Listed records:
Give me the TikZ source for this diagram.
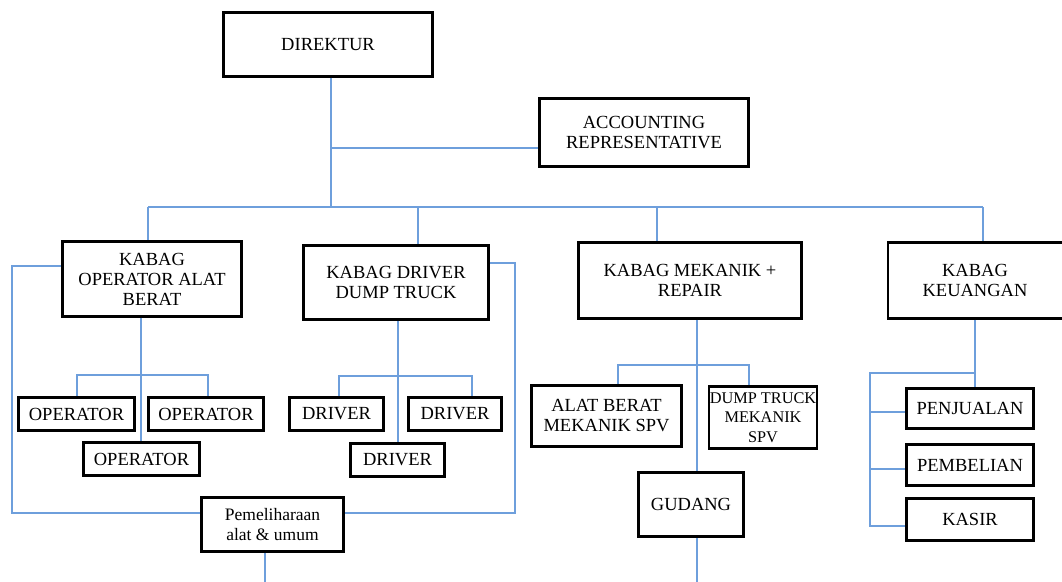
\documentclass[tikz,border=0pt]{standalone}
\usepackage{fontspec}
\setmainfont{Liberation Serif}
\definecolor{conn}{HTML}{6E9FDC}
\begin{document}
\begin{tikzpicture}[x=1pt,y=-1pt,
  box/.style={draw=black,line width=2.8pt,fill=white,align=center,inner sep=0pt,
    font=\fontsize{18.5}{20}\selectfont},
  ln/.style={draw=conn,line width=1.3pt}]
\useasboundingbox (0,0) rectangle (1062,581);
\clip (0,0) rectangle (1062,581);
\fill[white] (0,0) rectangle (1062,581);

% nodes
\node[box,minimum width=209,minimum height=64] (dir) at (328,44.5) {DIREKTUR};
\node[box,minimum width=209,minimum height=68] (acc) at (644,132.5) {\raisebox{-5pt}{ACCOUNTING}\\\raisebox{-5pt}{REPRESENTATIVE}};
\node[box,minimum width=179,minimum height=75] (kop) at (152,279) {KABAG\\OPERATOR ALAT\\BERAT};
\node[box,minimum width=185,minimum height=74] (kdr) at (396,282.5) {KABAG DRIVER\\DUMP TRUCK};
\node[box,minimum width=223,minimum height=76] (kmk) at (690,280.5) {KABAG MEKANIK +\\REPAIR};
\node[box,minimum width=178,minimum height=76] (kku) at (977,280.5) {\hspace*{-4pt}KABAG\\\hspace*{-4pt}KEUANGAN};

\node[box,minimum width=116,minimum height=33] (op1) at (76.5,414) {OPERATOR};
\node[box,minimum width=115,minimum height=33] (op2) at (206,414) {OPERATOR};
\node[box,minimum width=116,minimum height=33] (op3) at (141.5,459) {OPERATOR};

\node[box,minimum width=94,minimum height=33] (dr1) at (336.5,414) {DRIVER};
\node[box,minimum width=93,minimum height=33] (dr2) at (455,414) {DRIVER};
\node[box,minimum width=94,minimum height=33] (dr3) at (397.5,460) {DRIVER};

\node[box,minimum width=142,minimum height=54,font=\fontsize{17.5}{20.5}\selectfont] (pem) at (272.5,524.5) {Pemeliharaan\\alat \& umum};

\node[box,minimum width=150,minimum height=61] (abm) at (606.5,416) {ALAT BERAT\\MEKANIK SPV};
\node[box,minimum width=108,minimum height=62,font=\fontsize{16.3}{19.5}\selectfont] (dtm) at (763,417.5) {DUMP TRUCK\\MEKANIK\\SPV};
\node[box,minimum width=105,minimum height=64] (gud) at (691,504.5) {GUDANG};

\node[box,minimum width=127,minimum height=40] (pen) at (970,408.5) {PENJUALAN};
\node[box,minimum width=127,minimum height=41] (pbl) at (970,465) {PEMBELIAN};
\node[box,minimum width=127,minimum height=42] (kas) at (970,519.5) {KASIR};

% coordinates
\coordinate (bus) at (331,207);
\coordinate (accj) at (331,148);
\coordinate (sb1) at (148,207);
\coordinate (sb2) at (418,207);
\coordinate (sb3) at (657,207);
\coordinate (sb4) at (983,207);
\coordinate (opb) at (141,375);
\coordinate (drb) at (398,376);
\coordinate (mkb) at (697,365);
\coordinate (kub) at (975,373);
\coordinate (kuL) at (870,373);
\coordinate (bot1) at (265,585);
\coordinate (bot2) at (697,585);

% main trunk
\draw[ln] (dir.south -| bus) -- (bus);
\draw[ln] (accj) -- (acc.west |- accj);
\draw[ln] (sb1) -- (sb4);
\draw[ln] (sb1) -- (sb1 |- kop.north);
\draw[ln] (sb2) -- (sb2 |- kdr.north);
\draw[ln] (sb3) -- (sb3 |- kmk.north);
\draw[ln] (sb4) -- (sb4 |- kku.north);

% operators
\draw[ln] (kop.south -| opb) -- (op3.north -| opb);
\draw[ln] (op1.north -| 77,0) -- (77,375) -- (208,375) -- (op2.north -| 208,0);

% drivers
\draw[ln] (kdr.south -| drb) -- (dr3.north -| drb);
\draw[ln] (dr1.north -| 339,0) -- (339,376) -- (472,376) -- (dr2.north -| 472,0);

% pemeliharaan loop
\draw[ln] (kop.west |- 0,266) -- (12,266) -- (12,513) -- (pem.west |- 0,513);
\draw[ln] (kdr.east |- 0,263) -- (515,263) -- (515,513) -- (pem.east |- 0,513);
\draw[ln] (pem.south -| bot1) -- (bot1);

% mekanik
\draw[ln] (kmk.south -| mkb) -- (gud.north -| mkb);
\draw[ln] (abm.north -| 618,0) -- (618,365) -- (749,365) -- (dtm.north -| 749,0);
\draw[ln] (gud.south -| bot2) -- (bot2);

% keuangan
\draw[ln] (kku.south -| kub) -- (pen.north -| kub);
\draw[ln] (kub) -- (kuL) -- (870,526) -- (kas.west |- 0,526);
\draw[ln] (870,412) -- (pen.west |- 0,412);
\draw[ln] (870,469) -- (pbl.west |- 0,469);
\end{tikzpicture}
\end{document}
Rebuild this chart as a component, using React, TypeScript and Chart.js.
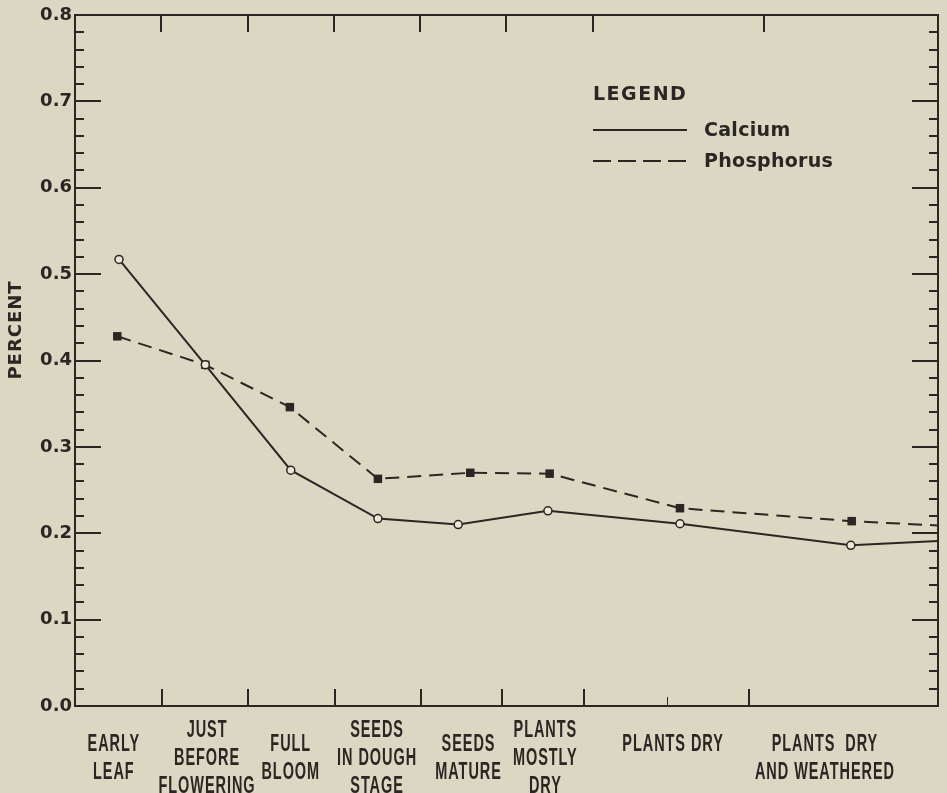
import React, { useEffect, useRef } from "react";
import { Chart, registerables } from "chart.js";

Chart.register(...registerables);

// x positions are in percent of the horizontal axis span (0 = left frame, 100 = right frame)
const calciumX = [5.1, 15.1, 25.0, 35.1, 44.4, 54.8, 70.1, 89.9, 100];
const calciumY = [0.517, 0.395, 0.273, 0.217, 0.21, 0.226, 0.211, 0.186, 0.191];
const phosphorusX = [4.9, 15.1, 24.9, 35.1, 45.8, 55.0, 70.1, 90.0, 100];
const phosphorusY = [0.428, 0.395, 0.346, 0.263, 0.27, 0.269, 0.229, 0.214, 0.209];

const stageLabels: string[][] = [
  ["EARLY", "LEAF"],
  ["JUST", "BEFORE", "FLOWERING"],
  ["FULL", "BLOOM"],
  ["SEEDS", "IN DOUGH", "STAGE"],
  ["SEEDS", "MATURE"],
  ["PLANTS", "MOSTLY", "DRY"],
  ["PLANTS DRY", ""],
  ["PLANTS  DRY", "AND WEATHERED"],
];
const stageLabelX = [4.5, 15.3, 25.0, 35.0, 45.6, 54.5, 69.3, 86.9];
const bottomTickX = [10.1, 20.0, 30.1, 40.1, 49.5, 59.0, 78.1];
const faintTickX = [68.6];
const topTickX = [10.0, 20.0, 30.0, 40.0, 49.9, 60.0, 79.8];
const yMajorTicks = [0.1, 0.2, 0.3, 0.4, 0.5, 0.6, 0.7];
const yMinorTicks = [
  0.02, 0.04, 0.06, 0.08, 0.12, 0.14, 0.16, 0.18, 0.22, 0.24, 0.26, 0.28,
  0.32, 0.34, 0.36, 0.38, 0.42, 0.44, 0.46, 0.48, 0.52, 0.54, 0.56, 0.58,
  0.62, 0.64, 0.66, 0.68, 0.72, 0.74, 0.76, 0.78,
];

const INK = "#2a2623";
const PAPER = "#dcd7c3";

export default function App() {
  const canvasRef = useRef<HTMLCanvasElement | null>(null);

  useEffect(() => {
    document.body.style.margin = "0";
    const canvas = canvasRef.current;
    if (!canvas) return;

    const decor = {
      id: "decor",
      beforeDraw(chart: any) {
        const ctx = chart.ctx;
        ctx.save();
        ctx.fillStyle = PAPER;
        ctx.fillRect(0, 0, chart.width, chart.height);
        ctx.restore();
      },
      afterDatasetsDraw(chart: any) {
        const ctx = chart.ctx;
        const xs = chart.scales.x;
        const ys = chart.scales.y;
        const { left, right, top, bottom } = chart.chartArea;
        ctx.save();
        ctx.strokeStyle = INK;
        ctx.fillStyle = INK;
        ctx.lineWidth = 2;
        ctx.strokeRect(left, top, right - left, bottom - top);

        // y ticks both sides, inward
        ctx.lineWidth = 2;
        const tick = (v: number, len: number) => {
          const y = Math.round(ys.getPixelForValue(v));
          ctx.beginPath();
          ctx.moveTo(left, y);
          ctx.lineTo(left + len, y);
          ctx.moveTo(right, y);
          ctx.lineTo(right - len, y);
          ctx.stroke();
        };
        yMajorTicks.forEach((v) => tick(v, 26));
        yMinorTicks.forEach((v) => tick(v, 9));

        // x ticks
        ctx.lineWidth = 2;
        bottomTickX.forEach((v) => {
          const x = Math.round(xs.getPixelForValue(v));
          ctx.beginPath();
          ctx.moveTo(x, bottom);
          ctx.lineTo(x, bottom - 17);
          ctx.stroke();
        });
        ctx.lineWidth = 1;
        faintTickX.forEach((v) => {
          const x = Math.round(xs.getPixelForValue(v)) + 0.5;
          ctx.beginPath();
          ctx.moveTo(x, bottom);
          ctx.lineTo(x, bottom - 9);
          ctx.stroke();
        });
        ctx.lineWidth = 2;
        topTickX.forEach((v) => {
          const x = Math.round(xs.getPixelForValue(v));
          ctx.beginPath();
          ctx.moveTo(x, top);
          ctx.lineTo(x, top + 17);
          ctx.stroke();
        });

        // category labels (condensed lettering)
        ctx.font = 'bold 23px "Liberation Sans"';
        ctx.textAlign = "center";
        ctx.textBaseline = "alphabetic";
        (ctx as any).letterSpacing = "1.5px";
        stageLabels.forEach((lines, i) => {
          const cx = xs.getPixelForValue(stageLabelX[i]);
          const n = lines.length;
          lines.forEach((line, j) => {
            const cy = 757 + (j - (n - 1) / 2) * 28;
            ctx.save();
            ctx.translate(cx, cy + 8.2);
            ctx.scale(0.63, 1);
            ctx.fillText(line, 0, 0);
            ctx.restore();
          });
        });

        // y title
        ctx.save();
        ctx.font = 'bold 18px "DejaVu Sans"';
        (ctx as any).letterSpacing = "1px";
        ctx.textAlign = "center";
        ctx.textBaseline = "middle";
        ctx.translate(16, 330);
        ctx.rotate(-Math.PI / 2);
        ctx.fillText("PERCENT", 0, 0);
        ctx.restore();

        // legend
        ctx.textAlign = "left";
        ctx.textBaseline = "middle";
        ctx.font = 'bold 19px "DejaVu Sans"';
        (ctx as any).letterSpacing = "1.5px";
        ctx.fillText("LEGEND", 593, 95);
        (ctx as any).letterSpacing = "0.3px";
        ctx.fillText("Calcium", 704, 131);
        ctx.fillText("Phosphorus", 704, 162);
        ctx.lineWidth = 2;
        ctx.beginPath();
        ctx.moveTo(593, 130);
        ctx.lineTo(687, 130);
        ctx.stroke();
        ctx.setLineDash([18, 7]);
        ctx.beginPath();
        ctx.moveTo(593, 161);
        ctx.lineTo(687, 161);
        ctx.stroke();
        ctx.setLineDash([]);
        ctx.restore();
      },
    };

    const lastHidden = (n: number, r: number) => (c: any) =>
      c.dataIndex === n - 1 ? 0 : r;

    const chart = new Chart(canvas, {
      type: "line",
      data: {
        datasets: [
          {
            label: "Calcium",
            data: calciumX.map((x, i) => ({ x, y: calciumY[i] })),
            borderColor: INK,
            borderWidth: 2,
            pointStyle: "circle",
            pointRadius: lastHidden(calciumX.length, 4),
            pointBackgroundColor: "#ebe7d8",
            pointBorderColor: INK,
            pointBorderWidth: 1.5,
            tension: 0,
          },
          {
            label: "Phosphorus",
            data: phosphorusX.map((x, i) => ({ x, y: phosphorusY[i] })),
            borderColor: INK,
            borderWidth: 2,
            borderDash: [14, 8],
            pointStyle: "rect",
            pointRadius: lastHidden(phosphorusX.length, 6),
            pointBackgroundColor: INK,
            pointBorderColor: INK,
            pointBorderWidth: 0,
            tension: 0,
          },
        ],
      },
      options: {
        responsive: false,
        animation: false,
        events: [],
        layout: { padding: { left: 0, right: 9, top: 15, bottom: 87 } },
        plugins: {
          legend: { display: false },
          tooltip: { enabled: false },
        },
        scales: {
          x: {
            type: "linear",
            min: 0,
            max: 100,
            display: false,
          },
          y: {
            type: "linear",
            min: 0,
            max: 0.8,
            afterFit: (scale: any) => {
              scale.width = 75;
            },
            grid: { display: false, drawTicks: false },
            border: { display: false },
            ticks: {
              stepSize: 0.1,
              padding: 3,
              color: INK,
              font: { family: "DejaVu Sans", size: 18, weight: "bold" },
              callback: (v: any) => Number(v).toFixed(1),
            },
          },
        },
      },
      plugins: [decor],
    });

    return () => chart.destroy();
  }, []);

  return (
    <div style={{ width: 947, height: 793 }}>
      <canvas ref={canvasRef} width={947} height={793} style={{ display: "block" }} />
    </div>
  );
}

Task prompt: Repeat exactly the lines above, from the line that contains "Rebuild this chart" down through the line that contains "0.229, 0.214, 0.209];". Include both of those lines and none of the pictures.

Full output:
Rebuild this chart as a component, using React, TypeScript and Chart.js.
import React, { useEffect, useRef } from "react";
import { Chart, registerables } from "chart.js";

Chart.register(...registerables);

// x positions are in percent of the horizontal axis span (0 = left frame, 100 = right frame)
const calciumX = [5.1, 15.1, 25.0, 35.1, 44.4, 54.8, 70.1, 89.9, 100];
const calciumY = [0.517, 0.395, 0.273, 0.217, 0.21, 0.226, 0.211, 0.186, 0.191];
const phosphorusX = [4.9, 15.1, 24.9, 35.1, 45.8, 55.0, 70.1, 90.0, 100];
const phosphorusY = [0.428, 0.395, 0.346, 0.263, 0.27, 0.269, 0.229, 0.214, 0.209];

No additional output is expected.